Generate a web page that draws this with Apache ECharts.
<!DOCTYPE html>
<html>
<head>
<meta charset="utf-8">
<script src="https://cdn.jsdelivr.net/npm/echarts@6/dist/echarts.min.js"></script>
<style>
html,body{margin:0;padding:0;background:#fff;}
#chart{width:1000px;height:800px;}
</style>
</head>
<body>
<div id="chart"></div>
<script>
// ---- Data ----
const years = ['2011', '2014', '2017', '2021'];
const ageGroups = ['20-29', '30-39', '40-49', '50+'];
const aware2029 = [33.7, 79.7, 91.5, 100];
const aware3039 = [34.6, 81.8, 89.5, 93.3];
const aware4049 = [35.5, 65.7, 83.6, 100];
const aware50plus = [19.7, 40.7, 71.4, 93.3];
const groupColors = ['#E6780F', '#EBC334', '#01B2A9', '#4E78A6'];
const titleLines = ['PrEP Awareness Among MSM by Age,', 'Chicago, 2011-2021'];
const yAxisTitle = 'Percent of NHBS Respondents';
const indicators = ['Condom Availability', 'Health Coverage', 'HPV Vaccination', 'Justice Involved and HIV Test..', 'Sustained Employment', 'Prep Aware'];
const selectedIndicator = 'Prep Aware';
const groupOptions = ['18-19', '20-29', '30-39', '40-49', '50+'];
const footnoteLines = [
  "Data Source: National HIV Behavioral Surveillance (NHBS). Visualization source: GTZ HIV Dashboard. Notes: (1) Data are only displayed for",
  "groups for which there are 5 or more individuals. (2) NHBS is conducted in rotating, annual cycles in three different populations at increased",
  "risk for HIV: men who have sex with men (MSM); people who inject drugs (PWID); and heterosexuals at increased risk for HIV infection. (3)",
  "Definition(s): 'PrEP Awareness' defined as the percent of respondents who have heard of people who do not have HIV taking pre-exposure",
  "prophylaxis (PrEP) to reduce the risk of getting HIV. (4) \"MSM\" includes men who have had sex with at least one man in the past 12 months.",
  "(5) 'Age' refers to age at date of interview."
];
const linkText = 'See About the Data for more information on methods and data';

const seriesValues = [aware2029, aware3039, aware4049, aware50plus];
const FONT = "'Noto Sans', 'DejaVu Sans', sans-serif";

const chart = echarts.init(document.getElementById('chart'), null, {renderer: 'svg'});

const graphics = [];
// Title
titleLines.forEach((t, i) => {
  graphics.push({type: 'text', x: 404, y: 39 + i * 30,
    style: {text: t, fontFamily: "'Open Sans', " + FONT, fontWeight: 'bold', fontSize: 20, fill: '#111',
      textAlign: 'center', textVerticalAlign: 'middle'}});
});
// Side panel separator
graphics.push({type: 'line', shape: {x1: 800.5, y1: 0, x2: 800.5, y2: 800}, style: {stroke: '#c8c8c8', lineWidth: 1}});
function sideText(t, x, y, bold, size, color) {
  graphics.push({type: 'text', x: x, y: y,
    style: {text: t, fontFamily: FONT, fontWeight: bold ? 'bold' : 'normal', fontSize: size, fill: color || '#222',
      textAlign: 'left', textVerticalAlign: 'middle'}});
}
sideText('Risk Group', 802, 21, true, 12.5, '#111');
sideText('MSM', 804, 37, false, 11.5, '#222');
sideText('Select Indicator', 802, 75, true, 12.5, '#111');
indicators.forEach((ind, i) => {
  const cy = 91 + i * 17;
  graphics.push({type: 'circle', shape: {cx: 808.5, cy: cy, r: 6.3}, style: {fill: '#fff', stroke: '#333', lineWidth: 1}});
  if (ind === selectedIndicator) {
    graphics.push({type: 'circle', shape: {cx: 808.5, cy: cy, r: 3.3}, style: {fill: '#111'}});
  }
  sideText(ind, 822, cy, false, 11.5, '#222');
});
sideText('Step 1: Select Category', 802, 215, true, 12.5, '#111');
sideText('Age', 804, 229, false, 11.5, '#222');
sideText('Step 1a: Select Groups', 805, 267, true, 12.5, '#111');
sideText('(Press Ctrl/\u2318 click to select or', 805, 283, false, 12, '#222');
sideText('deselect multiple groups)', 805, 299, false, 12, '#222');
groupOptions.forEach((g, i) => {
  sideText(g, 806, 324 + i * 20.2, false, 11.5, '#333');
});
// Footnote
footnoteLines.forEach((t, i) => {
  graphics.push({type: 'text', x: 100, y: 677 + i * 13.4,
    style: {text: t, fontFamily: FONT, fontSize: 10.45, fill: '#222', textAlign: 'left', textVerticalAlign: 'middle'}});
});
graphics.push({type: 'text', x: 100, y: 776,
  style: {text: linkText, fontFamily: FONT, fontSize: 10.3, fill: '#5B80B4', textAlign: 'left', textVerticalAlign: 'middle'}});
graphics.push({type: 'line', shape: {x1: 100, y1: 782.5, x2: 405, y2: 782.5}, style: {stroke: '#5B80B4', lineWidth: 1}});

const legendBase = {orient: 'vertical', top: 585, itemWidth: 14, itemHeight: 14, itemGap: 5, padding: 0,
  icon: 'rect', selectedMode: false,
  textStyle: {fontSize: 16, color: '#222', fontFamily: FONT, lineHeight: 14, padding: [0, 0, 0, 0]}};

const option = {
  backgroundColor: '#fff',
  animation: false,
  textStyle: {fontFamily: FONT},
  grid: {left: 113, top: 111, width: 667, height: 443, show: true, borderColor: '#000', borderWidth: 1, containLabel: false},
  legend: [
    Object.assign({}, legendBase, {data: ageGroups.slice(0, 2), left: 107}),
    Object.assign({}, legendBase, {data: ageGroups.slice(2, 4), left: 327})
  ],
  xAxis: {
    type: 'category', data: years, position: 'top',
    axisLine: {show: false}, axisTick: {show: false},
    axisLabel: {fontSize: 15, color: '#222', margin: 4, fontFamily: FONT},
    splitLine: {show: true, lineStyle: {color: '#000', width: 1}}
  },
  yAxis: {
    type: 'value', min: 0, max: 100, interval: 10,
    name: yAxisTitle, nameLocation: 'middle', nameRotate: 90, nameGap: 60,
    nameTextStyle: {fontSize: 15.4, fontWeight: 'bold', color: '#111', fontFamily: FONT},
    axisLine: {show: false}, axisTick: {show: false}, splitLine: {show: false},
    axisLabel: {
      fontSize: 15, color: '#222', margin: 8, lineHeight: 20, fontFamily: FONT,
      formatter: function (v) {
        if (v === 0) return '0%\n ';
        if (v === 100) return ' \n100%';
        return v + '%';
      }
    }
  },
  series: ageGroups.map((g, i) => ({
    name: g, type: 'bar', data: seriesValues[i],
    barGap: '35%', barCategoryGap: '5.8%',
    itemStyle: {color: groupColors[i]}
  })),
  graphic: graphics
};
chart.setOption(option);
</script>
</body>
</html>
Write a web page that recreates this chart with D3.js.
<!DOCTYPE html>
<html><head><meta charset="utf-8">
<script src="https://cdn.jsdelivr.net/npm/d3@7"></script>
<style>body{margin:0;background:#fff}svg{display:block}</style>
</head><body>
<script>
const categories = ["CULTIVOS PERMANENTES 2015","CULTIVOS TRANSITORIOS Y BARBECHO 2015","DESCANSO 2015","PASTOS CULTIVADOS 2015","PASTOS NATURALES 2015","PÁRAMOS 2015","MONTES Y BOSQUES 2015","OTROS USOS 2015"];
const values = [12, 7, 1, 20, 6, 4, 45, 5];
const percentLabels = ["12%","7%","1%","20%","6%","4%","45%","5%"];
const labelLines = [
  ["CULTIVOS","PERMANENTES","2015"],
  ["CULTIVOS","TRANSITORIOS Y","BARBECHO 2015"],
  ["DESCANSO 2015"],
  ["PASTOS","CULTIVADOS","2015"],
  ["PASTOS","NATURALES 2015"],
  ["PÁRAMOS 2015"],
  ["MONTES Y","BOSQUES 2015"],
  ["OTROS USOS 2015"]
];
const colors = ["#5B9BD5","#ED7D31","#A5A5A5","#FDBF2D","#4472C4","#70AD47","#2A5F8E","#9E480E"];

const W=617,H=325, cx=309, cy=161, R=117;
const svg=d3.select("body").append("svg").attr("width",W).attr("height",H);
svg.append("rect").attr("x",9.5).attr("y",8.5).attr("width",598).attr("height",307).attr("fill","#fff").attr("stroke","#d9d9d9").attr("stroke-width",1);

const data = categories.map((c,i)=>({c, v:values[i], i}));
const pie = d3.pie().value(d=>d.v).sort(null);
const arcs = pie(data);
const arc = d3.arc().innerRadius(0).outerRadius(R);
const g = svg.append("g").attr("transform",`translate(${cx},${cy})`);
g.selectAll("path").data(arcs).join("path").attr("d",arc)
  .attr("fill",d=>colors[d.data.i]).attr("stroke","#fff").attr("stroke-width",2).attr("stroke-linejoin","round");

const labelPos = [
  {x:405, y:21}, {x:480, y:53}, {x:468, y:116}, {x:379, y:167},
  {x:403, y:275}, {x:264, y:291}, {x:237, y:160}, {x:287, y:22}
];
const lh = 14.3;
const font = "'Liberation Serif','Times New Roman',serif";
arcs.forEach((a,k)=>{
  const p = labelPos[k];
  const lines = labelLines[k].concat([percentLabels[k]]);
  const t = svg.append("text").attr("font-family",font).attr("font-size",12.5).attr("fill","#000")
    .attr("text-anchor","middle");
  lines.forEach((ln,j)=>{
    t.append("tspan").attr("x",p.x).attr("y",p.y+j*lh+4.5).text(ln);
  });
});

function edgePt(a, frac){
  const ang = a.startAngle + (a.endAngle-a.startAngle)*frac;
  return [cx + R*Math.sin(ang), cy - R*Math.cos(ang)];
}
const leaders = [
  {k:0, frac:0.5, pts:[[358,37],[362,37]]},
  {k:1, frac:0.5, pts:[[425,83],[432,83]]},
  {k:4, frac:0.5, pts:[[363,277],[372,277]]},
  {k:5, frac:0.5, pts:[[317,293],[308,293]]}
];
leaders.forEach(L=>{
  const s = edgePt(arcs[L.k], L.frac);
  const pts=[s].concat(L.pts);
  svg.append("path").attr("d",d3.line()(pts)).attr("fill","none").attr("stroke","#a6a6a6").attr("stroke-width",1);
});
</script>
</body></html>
__________________________________________________
* _Aim of the exercise_:
In the entries above, find every line holding the word "that" and copy it out.

* _Task output_:
Generate a web page that draws this with Apache ECharts.
Write a web page that recreates this chart with D3.js.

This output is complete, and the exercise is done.